A los nueve días se realiza en chignawi tonale, mejor conocido como levantada de cruz o novenario, que consiste en velar la cruz y llevarla al panteón. Se le recoge como un cuerpo -o un espíritu- y se incorpora en la cruz de madera y se llevan los fragmentos al panteón. Ahí, nuevamente, se deja comida sobre la tumba. Después, por siete ocasiones en periodos de veinte días, se realiza el sempoaltlaxkale que consiste en entregar comida al difunto en una pequeña mesa en el interior de su antigua morada durante el primer año. Posteriormente se lleva a cabo el Cabo de Año, o se xiwitl, el cual cierra este ciclo de rituales mortuorios. Sin embargo, se espera que en lo subsecuente el muerto se atendido de manera comunitaria, aunque familiar, con motivo del Mihkailwitl.
Pese a la importancia que tienen estos procedimientos rituales entre los nahuas, éstos pasan desapercibidos; a diferencia del Día de Muertos, carecen de carácter público y comunitario. Por ello, no reciben la atención mediática, ni la exotización, de la que es objeto el Día de Muertos. Sin embargo, es indudable que los nahuas sostienen relaciones muy estrechas con los difuntos; los aprecian mas también les temen.
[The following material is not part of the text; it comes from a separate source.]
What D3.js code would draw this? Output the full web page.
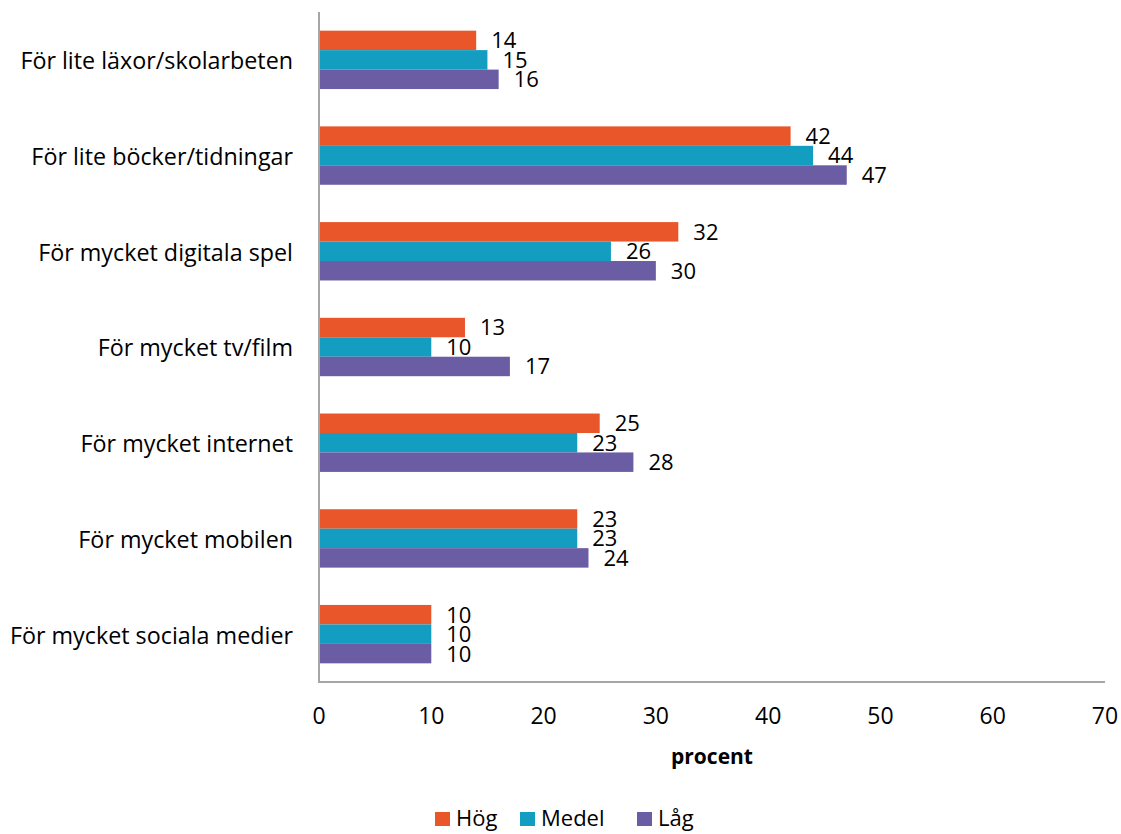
<!DOCTYPE html>
<html>
<head>
<meta charset="utf-8">
<script src="https://cdn.jsdelivr.net/npm/d3@7"></script>
<style>
  body { margin: 0; background: #fff; }
  text { font-family: "Open Sans", sans-serif; fill: #000; }
</style>
</head>
<body>
<div id="chart"></div>
<script>
// data
const categories = [
  'För lite läxor/skolarbeten',
  'För lite böcker/tidningar',
  'För mycket digitala spel',
  'För mycket tv/film',
  'För mycket internet',
  'För mycket mobilen',
  'För mycket sociala medier'
];
const seriesNames = ['Hög', 'Medel', 'Låg'];
const hog = [14, 42, 32, 13, 25, 23, 10];
const medel = [15, 44, 26, 10, 23, 23, 10];
const lag = [16, 47, 30, 17, 28, 24, 10];
const xTicks = [0, 10, 20, 30, 40, 50, 60, 70];
const colors = ['#E8562A', '#139DC1', '#6A5DA3'];

const width = 1121;
const height = 834;
const margin = {top: 12, right: 16, bottom: 152, left: 319};
const fontSize = '23px';

const svg = d3.select('#chart').append('svg')
  .attr('width', width)
  .attr('height', height);

const x = d3.scaleLinear()
  .domain([0, 70])
  .range([margin.left, width - margin.right]);

const y = d3.scaleBand()
  .domain(categories)
  .range([margin.top, height - margin.bottom])
  .paddingInner(0.39)
  .paddingOuter(0.195);

const y1 = d3.scaleBand()
  .domain(seriesNames)
  .range([0, y.bandwidth()]);

const rows = categories.map((c, i) => ({
  cat: c,
  vals: [hog[i], medel[i], lag[i]]
}));

const groups = svg.append('g')
  .selectAll('g')
  .data(rows)
  .enter().append('g')
    .attr('transform', d => 'translate(0,' + y(d.cat) + ')');

groups.selectAll('rect')
  .data(d => d.vals.map((v, j) => ({v: v, s: seriesNames[j], j: j})))
  .enter().append('rect')
    .attr('x', x(0))
    .attr('y', d => y1(d.s))
    .attr('width', d => x(d.v) - x(0))
    .attr('height', y1.bandwidth())
    .attr('fill', d => colors[d.j]);

// value labels sit tight on top of each other, as in the original
groups.selectAll('text.val')
  .data(d => d.vals.map((v, j) => ({v: v, s: seriesNames[j]})))
  .enter().append('text')
    .attr('class', 'val')
    .attr('x', d => x(d.v) + 15)
    .attr('y', d => y1(d.s) + y1.bandwidth() / 2)
    .attr('dy', '0.36em')
    .style('font-size', '22px')
    .text(d => d.v);

// category labels
svg.append('g')
  .selectAll('text')
  .data(categories)
  .enter().append('text')
    .attr('x', margin.left - 26)
    .attr('y', d => y(d) + y.bandwidth() / 2 + 1)
    .attr('dy', '0.36em')
    .attr('text-anchor', 'end')
    .style('font-size', '23.3px')
    .text(d => d);

// axes lines
const axisColor = '#A6A6A6';
svg.append('line')
  .attr('x1', x(0)).attr('x2', x(0))
  .attr('y1', margin.top).attr('y2', height - margin.bottom)
  .attr('stroke', axisColor).attr('stroke-width', 2);
svg.append('line')
  .attr('x1', x(0) - 1).attr('x2', x(70))
  .attr('y1', height - margin.bottom).attr('y2', height - margin.bottom)
  .attr('stroke', axisColor).attr('stroke-width', 2);

// tick labels
svg.append('g')
  .selectAll('text')
  .data(xTicks)
  .enter().append('text')
    .attr('x', d => x(d))
    .attr('y', 716)
    .attr('dy', '0.36em')
    .attr('text-anchor', 'middle')
    .style('font-size', fontSize)
    .text(d => d);

svg.append('text')
  .attr('x', x(35))
  .attr('y', 756)
  .attr('dy', '0.36em')
  .attr('text-anchor', 'middle')
  .style('font-size', '21px')
  .style('font-weight', 'bold')
  .text('procent');

// legend
const legendX = [435, 520, 637];
const legend = svg.append('g')
  .selectAll('g')
  .data(seriesNames)
  .enter().append('g')
    .attr('transform', (d, i) => 'translate(' + legendX[i] + ',818)');
legend.append('rect')
  .attr('x', 0).attr('y', -6)
  .attr('width', 15).attr('height', 14)
  .attr('fill', (d, i) => colors[i]);
legend.append('text')
  .attr('x', 21)
  .attr('y', 0)
  .attr('dy', '0.36em')
  .style('font-size', '22px')
  .text(d => d);
</script>
</body>
</html>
Los difuntos son los principales agentes del infortunio si no se les da un trato respetuoso; aparecen, así, como los principales agentes de la enfermedad, en forma de “aires” o yeyekame”, socorridos por los chamanes -en su carácter de brujos- para enfermar y dañar a sus congéneres. De ahí la relación delicada y respetuosa que se les guarda. El relato del hombre flojo que no quiso hacer Todos Santos, frecuente en muchas narrativas indígenas, que paga su osadía e incredulidad con su propia vida, ejemplifica esta siempre peligrosa relación entre vivos y difuntos.